• [GIVEN INSTRUCTION]
Take the lines from the beginning of the material through the line containing "(politicsT) at (politics)" and retype them exactly, leaving the pictures out.
------------------------
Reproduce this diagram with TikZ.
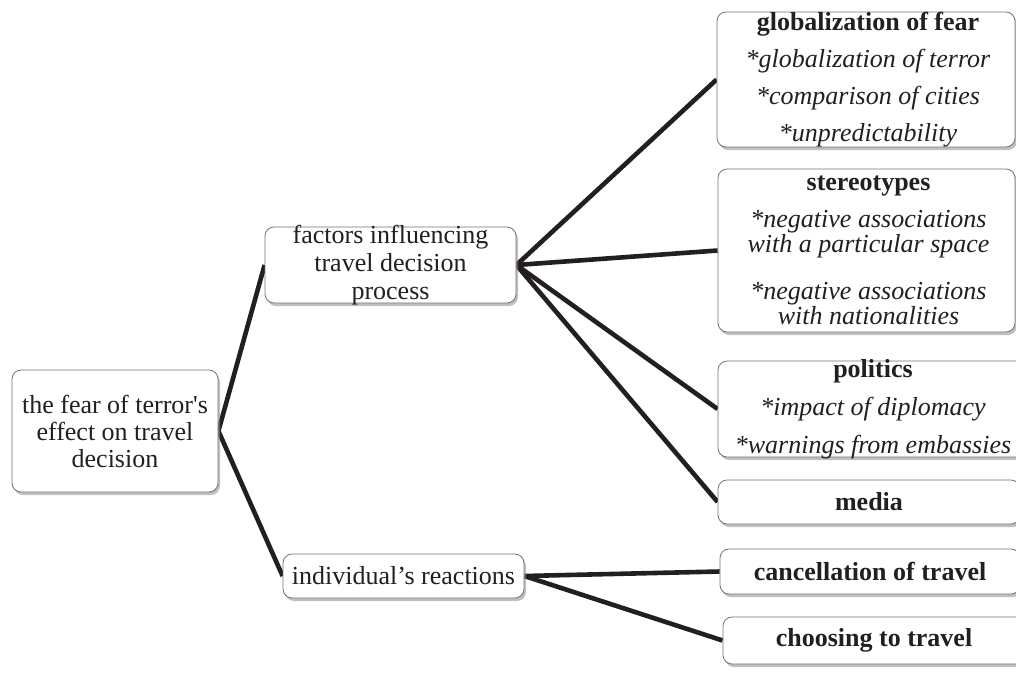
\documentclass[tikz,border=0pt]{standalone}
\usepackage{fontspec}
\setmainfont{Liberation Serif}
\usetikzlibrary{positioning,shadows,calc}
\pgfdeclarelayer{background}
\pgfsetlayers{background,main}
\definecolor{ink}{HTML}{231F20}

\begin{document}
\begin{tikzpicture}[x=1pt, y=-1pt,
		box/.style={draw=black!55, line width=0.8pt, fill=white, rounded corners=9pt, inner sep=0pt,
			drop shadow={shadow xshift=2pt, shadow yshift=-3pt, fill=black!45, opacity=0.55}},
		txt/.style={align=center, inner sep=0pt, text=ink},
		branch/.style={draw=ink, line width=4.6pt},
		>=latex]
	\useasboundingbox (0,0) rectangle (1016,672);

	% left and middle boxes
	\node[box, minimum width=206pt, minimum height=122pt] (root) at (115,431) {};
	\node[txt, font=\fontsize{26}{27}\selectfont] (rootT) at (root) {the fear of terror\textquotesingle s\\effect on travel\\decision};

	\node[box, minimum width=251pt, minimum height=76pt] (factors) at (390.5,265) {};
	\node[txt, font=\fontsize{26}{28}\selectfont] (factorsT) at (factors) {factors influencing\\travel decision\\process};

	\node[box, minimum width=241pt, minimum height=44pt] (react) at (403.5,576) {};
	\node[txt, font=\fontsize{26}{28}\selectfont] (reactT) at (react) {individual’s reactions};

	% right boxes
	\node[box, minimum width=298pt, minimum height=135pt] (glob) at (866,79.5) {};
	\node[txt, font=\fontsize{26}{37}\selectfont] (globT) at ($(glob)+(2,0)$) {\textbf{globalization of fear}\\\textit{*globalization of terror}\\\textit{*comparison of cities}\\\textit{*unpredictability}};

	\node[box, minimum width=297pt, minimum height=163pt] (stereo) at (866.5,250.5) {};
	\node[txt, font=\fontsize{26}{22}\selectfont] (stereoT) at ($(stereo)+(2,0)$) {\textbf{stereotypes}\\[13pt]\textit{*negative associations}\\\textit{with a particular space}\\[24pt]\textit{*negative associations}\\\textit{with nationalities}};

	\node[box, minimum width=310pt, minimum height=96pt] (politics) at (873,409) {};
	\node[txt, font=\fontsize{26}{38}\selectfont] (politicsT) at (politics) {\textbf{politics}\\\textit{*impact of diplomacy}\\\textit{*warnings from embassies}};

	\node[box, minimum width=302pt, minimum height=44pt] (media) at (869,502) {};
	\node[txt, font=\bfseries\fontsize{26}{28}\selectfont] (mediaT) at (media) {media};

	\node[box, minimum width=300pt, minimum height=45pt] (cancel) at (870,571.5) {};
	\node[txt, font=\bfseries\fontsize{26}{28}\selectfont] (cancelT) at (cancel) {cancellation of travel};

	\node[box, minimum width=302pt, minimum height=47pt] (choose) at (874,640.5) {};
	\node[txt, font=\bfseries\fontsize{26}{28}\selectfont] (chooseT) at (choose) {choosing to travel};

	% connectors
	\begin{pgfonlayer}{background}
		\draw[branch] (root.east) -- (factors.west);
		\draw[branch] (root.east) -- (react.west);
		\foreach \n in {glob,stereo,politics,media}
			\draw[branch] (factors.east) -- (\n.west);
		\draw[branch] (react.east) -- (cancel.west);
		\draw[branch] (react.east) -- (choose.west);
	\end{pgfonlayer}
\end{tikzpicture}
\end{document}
------------------------
• [WRITTEN REPLY]
Reproduce this diagram with TikZ.
\documentclass[tikz,border=0pt]{standalone}
\usepackage{fontspec}
\setmainfont{Liberation Serif}
\usetikzlibrary{positioning,shadows,calc}
\pgfdeclarelayer{background}
\pgfsetlayers{background,main}
\definecolor{ink}{HTML}{231F20}

\begin{document}
\begin{tikzpicture}[x=1pt, y=-1pt,
		box/.style={draw=black!55, line width=0.8pt, fill=white, rounded corners=9pt, inner sep=0pt,
			drop shadow={shadow xshift=2pt, shadow yshift=-3pt, fill=black!45, opacity=0.55}},
		txt/.style={align=center, inner sep=0pt, text=ink},
		branch/.style={draw=ink, line width=4.6pt},
		>=latex]
	\useasboundingbox (0,0) rectangle (1016,672);

	% left and middle boxes
	\node[box, minimum width=206pt, minimum height=122pt] (root) at (115,431) {};
	\node[txt, font=\fontsize{26}{27}\selectfont] (rootT) at (root) {the fear of terror\textquotesingle s\\effect on travel\\decision};

	\node[box, minimum width=251pt, minimum height=76pt] (factors) at (390.5,265) {};
	\node[txt, font=\fontsize{26}{28}\selectfont] (factorsT) at (factors) {factors influencing\\travel decision\\process};

	\node[box, minimum width=241pt, minimum height=44pt] (react) at (403.5,576) {};
	\node[txt, font=\fontsize{26}{28}\selectfont] (reactT) at (react) {individual’s reactions};

	% right boxes
	\node[box, minimum width=298pt, minimum height=135pt] (glob) at (866,79.5) {};
	\node[txt, font=\fontsize{26}{37}\selectfont] (globT) at ($(glob)+(2,0)$) {\textbf{globalization of fear}\\\textit{*globalization of terror}\\\textit{*comparison of cities}\\\textit{*unpredictability}};

	\node[box, minimum width=297pt, minimum height=163pt] (stereo) at (866.5,250.5) {};
	\node[txt, font=\fontsize{26}{22}\selectfont] (stereoT) at ($(stereo)+(2,0)$) {\textbf{stereotypes}\\[13pt]\textit{*negative associations}\\\textit{with a particular space}\\[24pt]\textit{*negative associations}\\\textit{with nationalities}};

	\node[box, minimum width=310pt, minimum height=96pt] (politics) at (873,409) {};
	\node[txt, font=\fontsize{26}{38}\selectfont] (politicsT) at (politics) {\textbf{politics}\\\textit{*impact of diplomacy}\\\textit{*warnings from embassies}};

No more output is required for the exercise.